American financial technology company

Mercury Technologies Inc., commonly known as simply Mercury, is an American fintech company that provides banking services to start-up companies and small businesses. The company is not a bank, but works with banking service providers to provide bank accounts and other financial services. The company was founded in 2017 in San Francisco, California. As of May 2026, Mercury has a $5.2 billion valuation.

== History==
Mercury was founded in 2017 by Immad Akhund, Max Tagher, and Jason Zhang. Mercury's business bank accounts launched in 2019. In March 2022, the company began offering venture debt services to its customers. In September 2022, the company launched a corporate charge card.

The company reportedly gained a significant number of new customers and deposits in the wake of the March 2023 Silicon Valley Bank failure.

In April 2024, Mercury launched personal banking for consumers. In May 2024, Mercury launched financial software to help businesses pay bills, send invoices and reimburse employees.

In June 2024, one of Mercury's partner banks, Evolve Bank & Trust, suffered a major data breach that included account numbers and deposit balances for Mercury accounts. The ransomware group LockBit took credit for the attack. In October 2024, Mercury added Plaid founder William Hockey's bank Column as a new partner bank.

In March 2025, Mercury announced it planned to cut ties with Evolve Bank & Trust, and migrate customers to one of its other partner banks, Column N.A. and Choice Financial Group, by the end of 2025.

In March 2025, Mercury raised $300 million in its Series C round, doubling its valuation to $3.5 billion from its 2021 Series B funding round.
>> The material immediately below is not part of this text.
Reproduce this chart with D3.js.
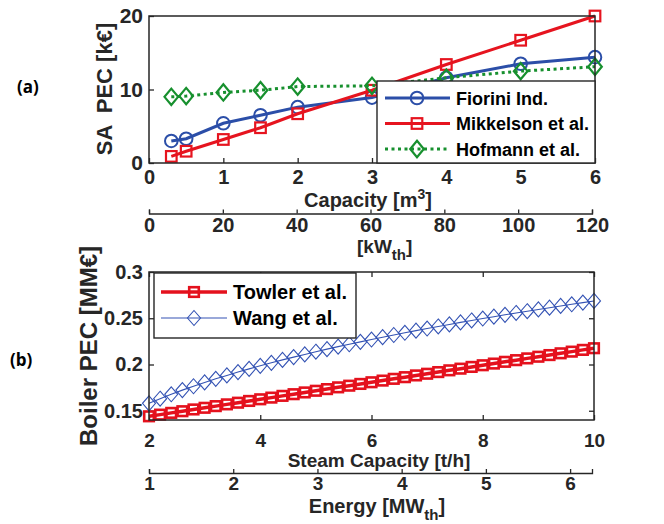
<!DOCTYPE html>
<html>
<head>
<meta charset="utf-8">
<script src="https://cdn.jsdelivr.net/npm/d3@7"></script>
<style>
  body { margin: 0; background: #fff; }
  svg text { font-family: "Liberation Sans", Arial, sans-serif; font-weight: bold; }
</style>
</head>
<body>
<svg id="fig" width="664" height="524"></svg>
<script>
// (a) storage tank cost vs capacity
const capacity = [0.3, 0.5, 1, 1.5, 2, 3, 4, 5, 6];
const fiorini = [3.0, 3.3, 5.4, 6.5, 7.6, 8.9, 11.6, 13.5, 14.4];
const mikkelson = [0.9, 1.6, 3.2, 4.8, 6.7, 9.9, 13.4, 16.7, 20.0];
const hofmann = [9.0, 9.1, 9.6, 9.9, 10.4, 10.5, 11.6, 12.5, 13.1];
const capTicks = [0, 1, 2, 3, 4, 5, 6];
const pecTicks = [0, 10, 20];
const kwTicks = [0, 20, 40, 60, 80, 100, 120];

// (b) boiler cost vs steam capacity
const steam = [2, 2.2, 2.4, 2.6, 2.8, 3, 3.2, 3.4, 3.6, 3.8, 4, 4.2, 4.4, 4.6, 4.8, 5,
  5.2, 5.4, 5.6, 5.8, 6, 6.2, 6.4, 6.6, 6.8, 7, 7.2, 7.4, 7.6, 7.8, 8, 8.2, 8.4, 8.6,
  8.8, 9, 9.2, 9.4, 9.6, 9.8, 10];
const towler = [0.144, 0.1458, 0.1477, 0.1495, 0.1514, 0.1532, 0.155, 0.1569, 0.1587,
  0.1606, 0.1624, 0.1642, 0.1661, 0.1679, 0.1698, 0.1716, 0.1734, 0.1753, 0.1771, 0.179,
  0.1808, 0.1826, 0.1845, 0.1863, 0.1882, 0.19, 0.1918, 0.1937, 0.1955, 0.1974, 0.1992,
  0.201, 0.2029, 0.2047, 0.2066, 0.2084, 0.2102, 0.2121, 0.2139, 0.2158, 0.2176];
const wang = [0.158, 0.163, 0.1678, 0.1723, 0.1765, 0.1806, 0.1845, 0.1882, 0.1918,
  0.1953, 0.1986, 0.2018, 0.205, 0.208, 0.2109, 0.2138, 0.2166, 0.2193, 0.2219, 0.2245,
  0.227, 0.2295, 0.2319, 0.2343, 0.2366, 0.2389, 0.2411, 0.2433, 0.2455, 0.2476, 0.2497,
  0.2517, 0.2537, 0.2557, 0.2576, 0.2595, 0.2614, 0.2633, 0.2651, 0.2669, 0.2687];
const steamTicks = [2, 4, 6, 8, 10];
const boilerTicks = [0.15, 0.2, 0.25, 0.3];
const mwTicks = [1, 2, 3, 4, 5, 6];

const axisColor = "#262626";
const plain = d => String(d);
const svg = d3.select("#fig");

// scales
const xa = d3.scaleLinear().domain([0, 6]).range([149, 595]);
const ya = d3.scaleLinear().domain([0, 20]).range([163, 16]);
const kw = d3.scaleLinear().domain([0, 120]).range([149, 592]);
const xb = d3.scaleLinear().domain([2, 10]).range([149, 594]);
const yb = d3.scaleLinear().domain([0.14, 0.3]).range([420, 272]);
const mw = d3.scaleLinear().domain([1, 6.26]).range([149, 592]);

function styleAxis(g, size, keepDomain) {
  g.attr("font-family", null).attr("font-size", null);
  if (!keepDomain) g.select(".domain").remove();
  g.selectAll("line").attr("stroke", axisColor).attr("stroke-width", 1.3);
  g.select(".domain").attr("stroke", axisColor).attr("stroke-width", 1.3);
  g.selectAll("text").attr("fill", axisColor).style("font-size", size + "px");
}

function diamond(w, h) {
  return `M0,${-h}L${w},0L0,${h}L${-w},0Z`;
}

// ---------- panel (a) ----------
const ga = svg.append("g");

ga.append("g").attr("transform", `translate(0,${ya.range()[0]})`)
  .call(d3.axisBottom(xa).tickValues(capTicks).tickFormat(plain).tickSize(-5).tickPadding(7))
  .call(g => styleAxis(g, 20));
ga.append("g").attr("transform", `translate(${xa.range()[0]},0)`)
  .call(d3.axisLeft(ya).tickValues(pecTicks).tickFormat(plain).tickSize(-5).tickPadding(6))
  .call(g => styleAxis(g, 21));

const seriesA = [
  { name: "Fiorini Ind.", values: fiorini, color: "#2b4ea8", dash: null, mark: "circle" },
  { name: "Mikkelson et al.", values: mikkelson, color: "#e6141f", dash: null, mark: "square" },
  { name: "Hofmann et al.", values: hofmann, color: "#17902e", dash: "3,3.5", mark: "diamond" }
];

function marker(sel, kind, color, cx, cy) {
  if (kind === "circle") {
    sel.append("circle").attr("cx", cx).attr("cy", cy).attr("r", 6.3)
      .attr("fill", "none").attr("stroke", color).attr("stroke-width", 2);
  } else if (kind === "square") {
    sel.append("rect").attr("x", cx - 5.3).attr("y", cy - 5.3).attr("width", 10.6).attr("height", 10.6)
      .attr("fill", "none").attr("stroke", color).attr("stroke-width", 2.2);
  } else {
    sel.append("path").attr("transform", `translate(${cx},${cy})`).attr("d", diamond(6.8, 8.2))
      .attr("fill", "none").attr("stroke", color).attr("stroke-width", 2.2);
  }
}

seriesA.forEach(s => {
  const line = d3.line().x((d, i) => xa(capacity[i])).y(d => ya(d));
  ga.append("path").datum(s.values).attr("d", line)
    .attr("fill", "none").attr("stroke", s.color).attr("stroke-width", 3)
    .attr("stroke-dasharray", s.dash);
  s.values.forEach((v, i) => marker(ga, s.mark, s.color, xa(capacity[i]), ya(v)));
});

// box
ga.append("rect").attr("x", xa.range()[0]).attr("y", ya.range()[1])
  .attr("width", xa.range()[1] - xa.range()[0]).attr("height", ya.range()[0] - ya.range()[1])
  .attr("fill", "none").attr("stroke", axisColor).attr("stroke-width", 1.5);

// legend (a)
const lga = ga.append("g");
lga.append("rect").attr("x", 377).attr("y", 81).attr("width", 218).attr("height", 82)
  .attr("fill", "#fff").attr("stroke", axisColor).attr("stroke-width", 1.4);
seriesA.forEach((s, i) => {
  const y = 98 + i * 25.5;
  lga.append("line").attr("x1", 385).attr("x2", 450).attr("y1", y).attr("y2", y)
    .attr("stroke", s.color).attr("stroke-width", 3).attr("stroke-dasharray", s.dash);
  marker(lga, s.mark, s.color, 417, y);
  lga.append("text").attr("x", 456).attr("y", y + 6.5).attr("fill", "#000")
    .style("font-size", "18px").text(s.name);
});

// x label and secondary kW axis
ga.append("text").attr("x", 368).attr("y", 207).attr("text-anchor", "middle")
  .attr("fill", axisColor).style("font-size", "20px")
  .call(t => {
    t.append("tspan").text("Capacity [m");
    t.append("tspan").attr("dy", -8).style("font-size", "14px").text("3");
    t.append("tspan").attr("dy", 8).text("]");
  });

ga.append("g").attr("transform", "translate(0,213.5)")
  .call(d3.axisBottom(kw).tickValues(kwTicks).tickFormat(plain).tickSize(-4).tickSizeOuter(-4).tickPadding(4))
  .call(g => styleAxis(g, 20, true));

ga.append("text").attr("x", 357).attr("y", 253).attr("fill", axisColor).style("font-size", "19px")
  .call(t => {
    t.append("tspan").text("[kW");
    t.append("tspan").attr("dy", 7).style("font-size", "15px").text("th");
    t.append("tspan").attr("dy", -7).text("]");
  });

ga.append("text").attr("transform", "translate(112,89) rotate(-90)").attr("text-anchor", "middle")
  .attr("fill", axisColor).style("font-size", "22px").style("white-space", "pre")
  .text("SA  PEC [k€]");

svg.append("text").attr("x", 17).attr("y", 93).attr("fill", "#000")
  .style("font-family", "'Open Sans', 'Noto Sans', sans-serif").style("font-size", "17px")
  .text("(a)");

// ---------- panel (b) ----------
const gb = svg.append("g");

gb.append("g").attr("transform", `translate(0,${yb.range()[0]})`)
  .call(d3.axisBottom(xb).tickValues(steamTicks).tickFormat(plain).tickSize(-5).tickPadding(14))
  .call(g => styleAxis(g, 19));
gb.append("g").attr("transform", `translate(0,${yb.range()[1]})`)
  .call(d3.axisTop(xb).tickValues(steamTicks).tickSize(-5).tickFormat(""))
  .call(g => styleAxis(g, 19));
gb.append("g").attr("transform", `translate(${xb.range()[0]},0)`)
  .call(d3.axisLeft(yb).tickValues(boilerTicks).tickFormat(plain).tickSize(-5).tickPadding(6))
  .call(g => styleAxis(g, 20));
gb.append("g").attr("transform", `translate(${xb.range()[1]},0)`)
  .call(d3.axisRight(yb).tickValues(boilerTicks).tickSize(-5).tickFormat(""))
  .call(g => styleAxis(g, 20));

const redB = "#e4111d";
const blueB = "#3453b4";

const lineB = vals => d3.line().x((d, i) => xb(steam[i])).y(d => yb(d))(vals);

gb.append("path").attr("d", lineB(towler)).attr("fill", "none")
  .attr("stroke", redB).attr("stroke-width", 3.5);
towler.forEach((v, i) => {
  gb.append("rect").attr("x", xb(steam[i]) - 4.8).attr("y", yb(v) - 4.8)
    .attr("width", 9.6).attr("height", 9.6)
    .attr("fill", "none").attr("stroke", redB).attr("stroke-width", 2.6);
});

gb.append("path").attr("d", lineB(wang)).attr("fill", "none")
  .attr("stroke", blueB).attr("stroke-width", 1.1);
wang.forEach((v, i) => {
  gb.append("path").attr("transform", `translate(${xb(steam[i])},${yb(v)})`)
    .attr("d", diamond(6.5, 7.5)).attr("fill", "none")
    .attr("stroke", blueB).attr("stroke-width", 1.1);
});

gb.append("rect").attr("x", xb.range()[0]).attr("y", yb.range()[1])
  .attr("width", xb.range()[1] - xb.range()[0]).attr("height", yb.range()[0] - yb.range()[1])
  .attr("fill", "none").attr("stroke", axisColor).attr("stroke-width", 1.5);

// legend (b)
const lgb = gb.append("g");
lgb.append("rect").attr("x", 154).attr("y", 273).attr("width", 202).attr("height", 65)
  .attr("fill", "#fff").attr("stroke", axisColor).attr("stroke-width", 1.4);
lgb.append("line").attr("x1", 161).attr("x2", 227).attr("y1", 292).attr("y2", 292)
  .attr("stroke", redB).attr("stroke-width", 3.5);
lgb.append("rect").attr("x", 194 - 4.8).attr("y", 292 - 4.8).attr("width", 9.6).attr("height", 9.6)
  .attr("fill", "none").attr("stroke", redB).attr("stroke-width", 2.6);
lgb.append("text").attr("x", 233).attr("y", 299).attr("fill", "#000")
  .style("font-size", "20px").text("Towler et al.");
lgb.append("line").attr("x1", 161).attr("x2", 227).attr("y1", 318).attr("y2", 318)
  .attr("stroke", blueB).attr("stroke-width", 1.1);
lgb.append("path").attr("transform", "translate(194,318)").attr("d", diamond(6.5, 7.5))
  .attr("fill", "none").attr("stroke", blueB).attr("stroke-width", 1.1);
lgb.append("text").attr("x", 233).attr("y", 325).attr("fill", "#000")
  .style("font-size", "20px").text("Wang et al.");

gb.append("text").attr("x", 379).attr("y", 467).attr("text-anchor", "middle")
  .attr("fill", axisColor).style("font-size", "19px").text("Steam Capacity [t/h]");

gb.append("g").attr("transform", "translate(0,473)")
  .call(d3.axisBottom(mw).tickValues(mwTicks).tickFormat(plain).tickSize(-4).tickSizeOuter(-4).tickPadding(4))
  .call(g => styleAxis(g, 19, true));

gb.append("text").attr("x", 377).attr("y", 513).attr("text-anchor", "middle")
  .attr("fill", axisColor).style("font-size", "20px")
  .call(t => {
    t.append("tspan").text("Energy [MW");
    t.append("tspan").attr("dy", 7).style("font-size", "15px").text("th");
    t.append("tspan").attr("dy", -7).text("]");
  });

gb.append("text").attr("transform", "translate(97,346) rotate(-90)").attr("text-anchor", "middle")
  .attr("fill", axisColor).style("font-size", "24px").text("Boiler PEC [MM€]");

svg.append("text").attr("x", 10).attr("y", 366).attr("fill", "#000")
  .style("font-family", "'Open Sans', 'Noto Sans', sans-serif").style("font-size", "17px")
  .text("(b)");
</script>
</body>
</html>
The Series C was led by Sequoia Capital and new including Spark Capital and Marathon, as well as returning investors Coatue, CRV and Andreessen Horowitz. In 2024, Mercury had $500 million revenue, and had $156 billion in payment volume. Mercury added Timothy Mayopoulos, the FDIC appointed interim head of Silicon Valley Bank, to its board of directors.
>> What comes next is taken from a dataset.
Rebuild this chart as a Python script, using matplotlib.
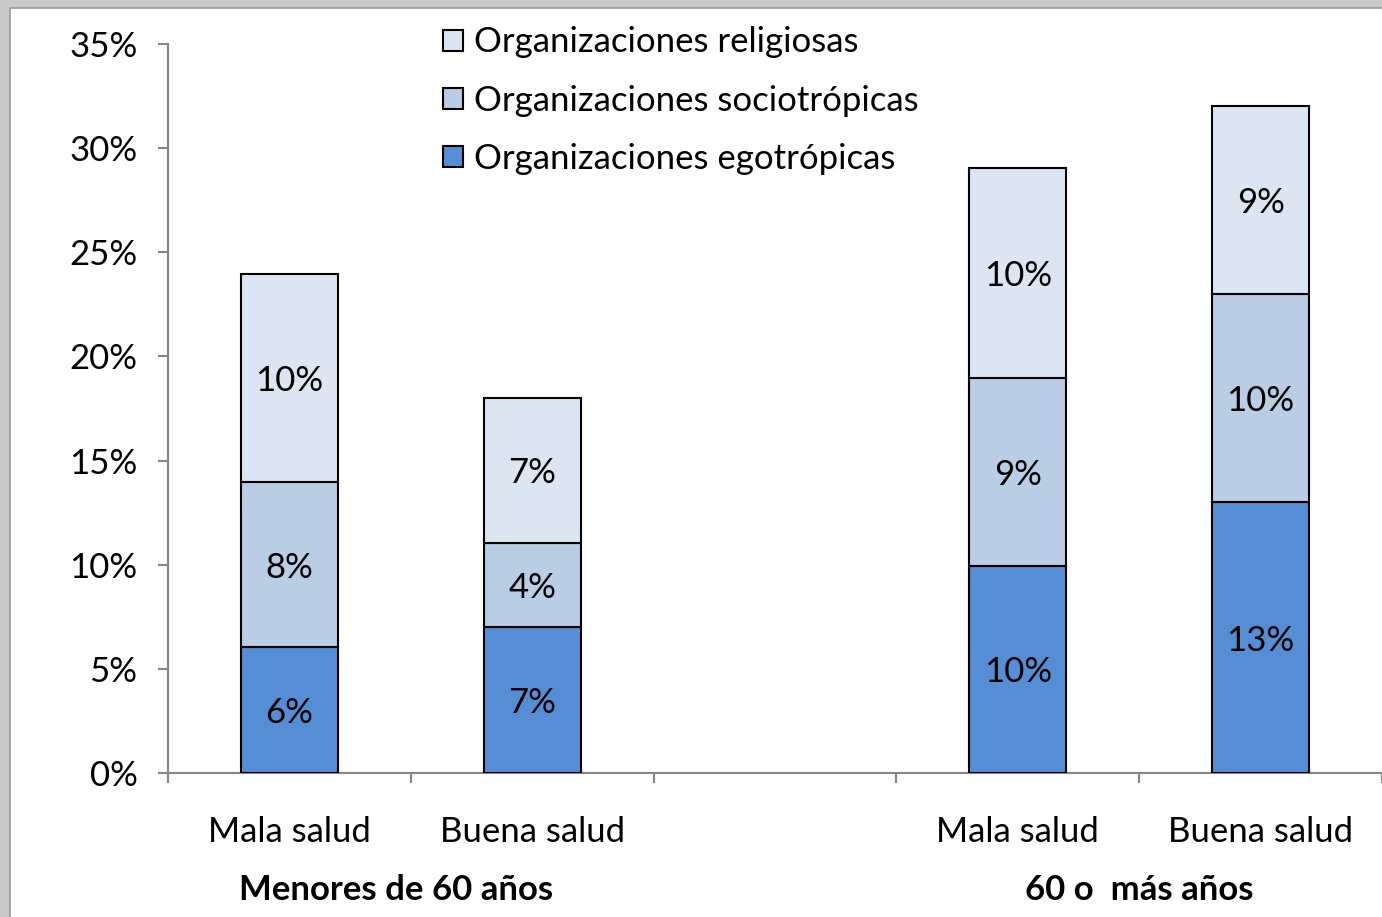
import matplotlib.pyplot as plt
from matplotlib.patches import Rectangle, Patch
from matplotlib.transforms import blended_transform_factory

plt.rcParams["font.family"] = ["Lato", "DejaVu Sans"]

categories = ["Mala salud", "Buena salud", "", "Mala salud", "Buena salud"]
groups = ["Menores de 60 años", "60 o  más años"]
series = ["Organizaciones egotrópicas", "Organizaciones sociotrópicas", "Organizaciones religiosas"]
egotropicas = [6.05, 7.0, None, 9.95, 13.0]
sociotropicas = [7.9, 4.05, None, 9.0, 10.0]
religiosas = [10.0, 6.95, None, 10.1, 9.0]
colors = ["#558ED5", "#B9CDE5", "#DCE6F2"]
yticks = [0, 5, 10, 15, 20, 25, 30, 35]

fig = plt.figure(figsize=(13.82, 9.17), dpi=100)
fig.patch.set_facecolor("#c9c9c9")
fig.patches.append(Rectangle((10 / 1382, -0.1), 1.2, (917 - 8) / 917 + 0.1,
                             transform=fig.transFigure, facecolor="white",
                             edgecolor="#9a9a9a", lw=1.2, zorder=-10))
ax = fig.add_axes([168 / 1382, (917 - 773) / 917, 1 - 168 / 1382, (773 - 44) / 917])
ax.set_facecolor("none")
ax.set_zorder(5)

fs = 25
grey = "#868686"
for i, cat in enumerate(categories):
    if egotropicas[i] is None:
        continue
    bottom = 0
    for vals, col in zip([egotropicas, sociotropicas, religiosas], colors):
        v = vals[i]
        ax.bar(i, v, 0.4, bottom=bottom, color=col, edgecolor="black", lw=1.5, zorder=3)
        ax.text(i, bottom + v / 2, f"{round(v)}%", ha="center", va="center_baseline",
                fontsize=fs)
        bottom += v

ax.set_xlim(-0.5, 4.5)
ax.set_ylim(0, 35)
ax.set_yticks(yticks, [f"{t}%" for t in yticks])
ax.set_xticks([-0.5, 0.5, 1.5, 2.5, 3.5, 4.5], [""] * 6)
pos = [i for i, c in enumerate(categories) if c]
ax.set_xticks(pos, [categories[i] for i in pos], minor=True)

for s in ["top", "right"]:
    ax.spines[s].set_visible(False)
for s in ["left", "bottom"]:
    ax.spines[s].set_color(grey)
    ax.spines[s].set_linewidth(1.5)
ax.tick_params(axis="y", length=7, width=1.5, color=grey, labelsize=fs, pad=15)
ax.tick_params(axis="x", which="major", length=7, width=1.5, color=grey)
ax.tick_params(axis="x", which="minor", length=0, labelsize=fs, pad=31)

tr = blended_transform_factory(ax.transData, ax.transAxes)
ax.text(0.44, -0.16, groups[0], transform=tr, ha="center", va="center",
        fontsize=fs, fontweight="bold")
ax.text(3.5, -0.16, groups[1], transform=tr, ha="center", va="center",
        fontsize=fs, fontweight="bold")

handles = [Patch(facecolor=c, edgecolor="black", lw=1.5) for c in colors]
ax.legend(handles[::-1], series[::-1], loc="upper left",
          bbox_to_anchor=(426 / 1382, 1 - 9 / 917), bbox_transform=fig.transFigure,
          frameon=False, fontsize=fs, handlelength=0.56, handleheight=0.56,
          handletextpad=0.32, labelspacing=0.76, borderpad=0)

fig.savefig("out.png", dpi=100, facecolor=fig.get_facecolor())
In April 2026, Mercury received conditional approval from the Office of the Comptroller of the Currency for a national bank charter. This was followed by a $200 million Series D round at a $5.2 billion valuation in May of 2026.

== Business ==
Mercury offers banking services to customers, primarily startups.

In 2021, the company operated Mercury Raise, a service connecting customers with investors.
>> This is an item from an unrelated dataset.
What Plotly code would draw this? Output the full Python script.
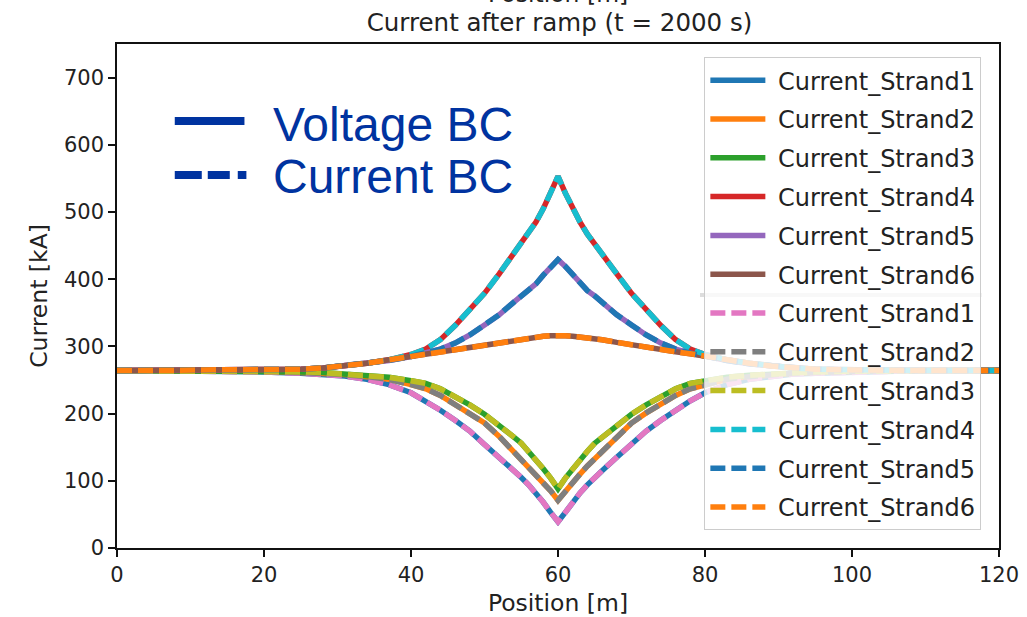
import plotly.graph_objects as go

# Position along the conductor [m]
position = [0, 10, 15, 20, 25, 28, 31, 34, 37, 40, 42, 44, 46, 48, 50, 52, 54, 55, 56, 57, 58, 59, 60,
            61, 62, 63, 64, 65, 66, 68, 70, 72, 74, 76, 78, 80, 83, 86, 89, 92, 95, 100, 105, 110, 120]

# Strand currents [kA] (Voltage BC and Current BC curves overlap)
strand1 = [264, 264, 263, 262, 260, 259, 256, 251, 243, 231, 219, 205, 190, 174, 154, 135, 115, 105, 94, 82, 68, 53, 39,
           53, 68, 82, 94, 105, 115, 135, 154, 174, 190, 205, 219, 231, 243, 251, 256, 259, 260, 262, 263, 264, 264]
strand2 = [264, 264, 264, 263, 261, 260, 258, 255, 251, 243, 237, 227, 214, 201, 186, 166, 143, 133, 122, 110, 97, 85, 71,
           85, 97, 110, 122, 133, 143, 166, 186, 201, 214, 227, 237, 243, 251, 255, 258, 260, 261, 263, 264, 264, 264]
strand3 = [264, 264, 264, 263, 262, 261, 259, 257, 254, 249, 245, 237, 226, 213, 199, 183, 165, 156, 144, 131, 118, 104, 88,
           104, 118, 131, 144, 156, 165, 183, 199, 213, 226, 237, 245, 249, 254, 257, 259, 261, 262, 263, 264, 264, 264]
strand4 = [264, 264, 264, 265, 266, 268, 271, 275, 280, 288, 296, 310, 331, 354, 379, 408, 438, 453, 467, 485, 505, 528, 553,
           528, 505, 485, 467, 453, 438, 408, 379, 354, 331, 310, 296, 288, 280, 275, 271, 268, 266, 265, 264, 264, 264]
strand5 = [264, 264, 264, 265, 266, 268, 271, 274, 279, 285, 290, 296, 305, 317, 332, 347, 366, 375, 383, 393, 406, 419, 429,
           419, 406, 393, 383, 375, 366, 347, 332, 317, 305, 296, 290, 285, 279, 274, 271, 268, 266, 265, 264, 264, 264]
strand6 = [264, 264, 264, 265, 266, 268, 271, 275, 280, 285, 289, 292, 296, 299, 302, 306, 310, 311, 312, 314, 315, 316, 317,
           316, 315, 314, 312, 311, 310, 306, 302, 299, 296, 292, 289, 285, 280, 275, 271, 268, 266, 265, 264, 264, 264]

voltage_bc = [strand1, strand2, strand3, strand4, strand5, strand6]
current_bc = [strand1, strand2, strand3, strand4, strand5, strand6]
names = ["Current_Strand1", "Current_Strand2", "Current_Strand3",
         "Current_Strand4", "Current_Strand5", "Current_Strand6"]

solid_colors = ["#1f77b4", "#ff7f0e", "#2ca02c", "#d62728", "#9467bd", "#8c564b"]
dashed_colors = ["#e377c2", "#7f7f7f", "#bcbd22", "#17becf", "#1f77b4", "#ff7f0e"]

fig = go.Figure()
for i, (name, vals) in enumerate(zip(names, voltage_bc)):
    fig.add_trace(go.Scatter(x=position, y=vals, mode="lines", name=" " + name,
                             legendgroup=f"v{i}",
                             line=dict(color=solid_colors[i], width=5.5)))
for i, (name, vals) in enumerate(zip(names, current_bc)):
    fig.add_trace(go.Scatter(x=position, y=vals, mode="lines", name=" " + name,
                             legendgroup=f"c{i}",
                             line=dict(color=dashed_colors[i], width=5.5, dash="15px,6px")))

tick_font = dict(family="DejaVu Sans", size=21, color="#222222")
axis_common = dict(showline=True, mirror=True, linecolor="#111111", linewidth=1.5,
                   ticks="outside", ticklen=7, tickwidth=1.5, tickcolor="#111111",
                   showgrid=False, zeroline=False, tickfont=tick_font, automargin=False)
label_font = dict(family="DejaVu Sans", size=23.5, color="#222222")

fig.update_layout(
    width=1027, height=617,
    margin=dict(l=117, r=28, t=44, b=69),
    paper_bgcolor="white", plot_bgcolor="white",
    title=dict(text="Current after ramp (t = 2000 s)", x=0.5448, xanchor="center",
               y=0.964, yanchor="middle",
               font=dict(family="DejaVu Sans", size=24.5, color="#222222")),
    xaxis=dict(range=[0, 120], dtick=20, **axis_common,
               title=dict(text="Position [m]", standoff=13, font=label_font)),
    yaxis=dict(range=[0, 750], dtick=100, **axis_common,
               title=dict(text="Current [kA]", standoff=10, font=label_font)),
    legend=dict(x=0.980, xanchor="right", y=0.974, yanchor="top",
                bgcolor="rgba(255,255,255,0.8)", bordercolor="#cccccc", borderwidth=1,
                font=dict(family="DejaVu Sans", size=24, color="#222222"),
                tracegroupgap=4.6, itemwidth=55),
    showlegend=True,
)

# clipped label of the subplot above
fig.add_annotation(text="Position [m]", x=0.5, xref="paper", y=1.068, yref="paper",
                   xanchor="center", yanchor="bottom", showarrow=False, font=label_font)

blue = "#0033a0"
fig.add_annotation(text="Voltage BC", x=0.175, xref="paper", y=0.841, yref="paper",
                   xanchor="left", yanchor="middle", showarrow=False,
                   font=dict(family="Liberation Sans", size=48, color=blue))
fig.add_annotation(text="Current BC", x=0.175, xref="paper", y=0.738, yref="paper",
                   xanchor="left", yanchor="middle", showarrow=False,
                   font=dict(family="Liberation Sans", size=48, color=blue))
fig.add_shape(type="line", xref="paper", yref="paper", x0=0.0655, x1=0.1445,
              y0=0.847, y1=0.847, line=dict(color=blue, width=8))
fig.add_shape(type="line", xref="paper", yref="paper", x0=0.0655, x1=0.1467,
              y0=0.740, y1=0.740, line=dict(color=blue, width=8, dash="27px,6px,22px,8px,9px,200px"))
# divider seen between the two halves of the legend
fig.add_shape(type="rect", xref="paper", yref="paper", x0=0.661, x1=0.980,
              y0=0.498, y1=0.506, line=dict(width=0), fillcolor="#dddddd", layer="above")

fig.write_html("out.html")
The company is not a chartered bank, and is therefore unable to lend against deposits. Instead, it partners with regional bank networks to hold customer's deposits. As of 2024, its principle bank partners were North Dakota-based Choice Bank, which has a network of regional banks, and California-based Column. This gives customers access to a sweep network of other banks such as Goldman Sachs and Capital One. Customer deposits of up to $5 million can be spread out across multiple accounts that are each under the FDIC's $250,000 insurance limit.

In 2024, the company began to offer a corporate credit card, and branded it Mercury IO.